The Manchester Academic Health Science Centre (MAHSC; /ˈmæsk/) is an academic health science centre based in Manchester, United Kingdom. It is a partnership between the University of Manchester and four NHS organizations in Greater Manchester. It was originally established in June 2008, with re-designation most recently in April 2020 by the National Institute for Health and Care Research (NIHR) and NHS England/NHS Improvement. The most recent designation is from April 2020 to March 2025. It is now (2025) one of eight academic health science centres in England designated for excellence in health research, education, and patient care.

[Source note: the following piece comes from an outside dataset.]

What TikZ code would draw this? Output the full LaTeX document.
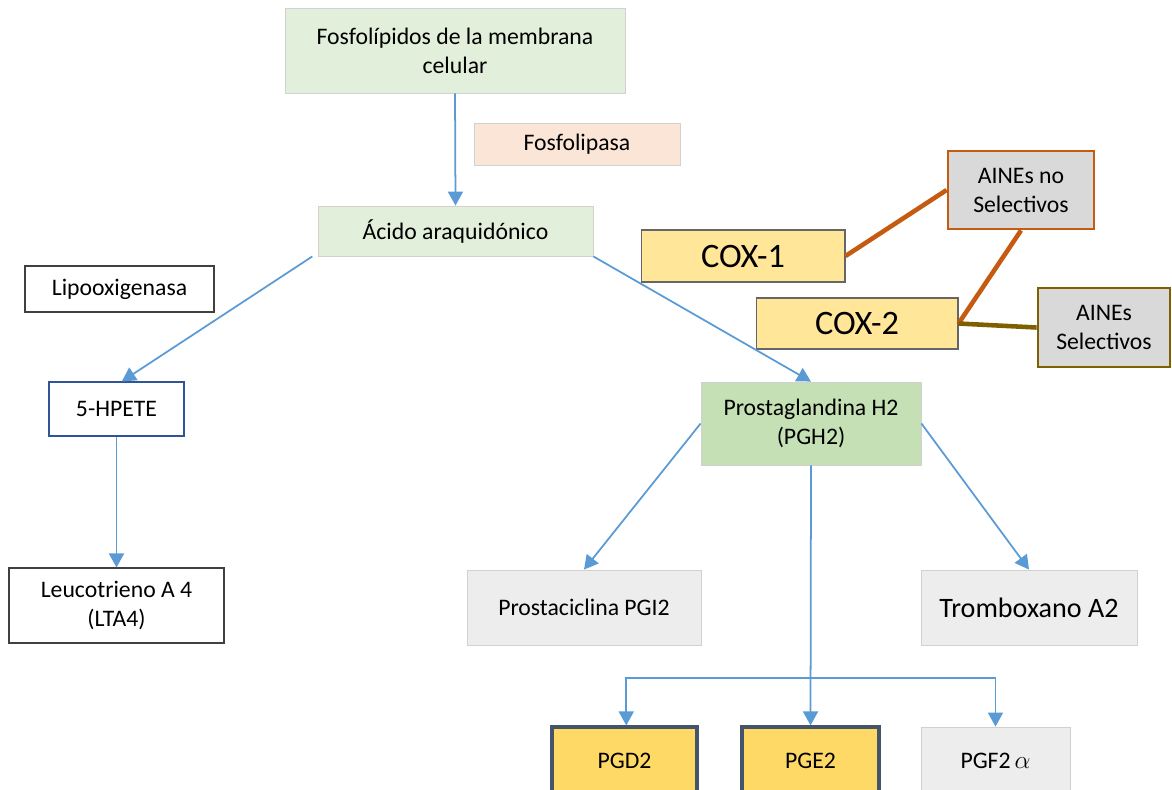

==Health Innovation Manchester==

In October 2017, MAHSC collaborated with Greater Manchester Academic Health Science Network (GM-AHSN) to create an integrated academic health science and innovation system, Health Innovation Manchester (HIM). In this collaboration, MAHSC contributed with their translational research power, while GM-AHSN provided their adoption, diffusion machinery, and expertise.

As part of Health Innovation Manchester, MAHSC works with British academic health science centres and NHS partners in Greater Manchester to further advance medical research.

==MAHSC partners==
Manchester Academic Health Science Centre comprises:
- The University of Manchester
- Manchester University NHS Foundation Trust
- The Christie NHS Foundation Trust
- Greater Manchester Mental Health NHS Foundation Trust
- Salford Royal NHS Foundation Trust

==Research domains==
The MAHSC discovery and translation strategy is delivered by six domains, each led jointly by an academic and an NHS clinician and chaired by a CEO from a partner trust. The domains are:
- Cancer
- Cardiovascular & Diabetes
- Inflammation & Repair
- Mental Health
- Neuroscience
- Women & Children

with cross-cutting expertise in applied health (working closely with the NIHR Applied Research Collaboration Greater Manchester), digital health, and precision medicine.

Crucially, research projects undertaken via MAHSC and Greater Manchester’s other research bodies are pulled through HIM’s innovation pipeline to provide a pathway of evidence-based innovations that can be deployed at pace and scale.

==History==
The creation of the Manchester Academic Health Science Centre was announced by the then health secretary, Alan Johnson, in March 2009.

The designation was renewed by the Department of Health and Social Care in April 2014 for 5 years, with a one-year extension then granted to March 2020.

The most recent designation is from April 2020 to March 2025.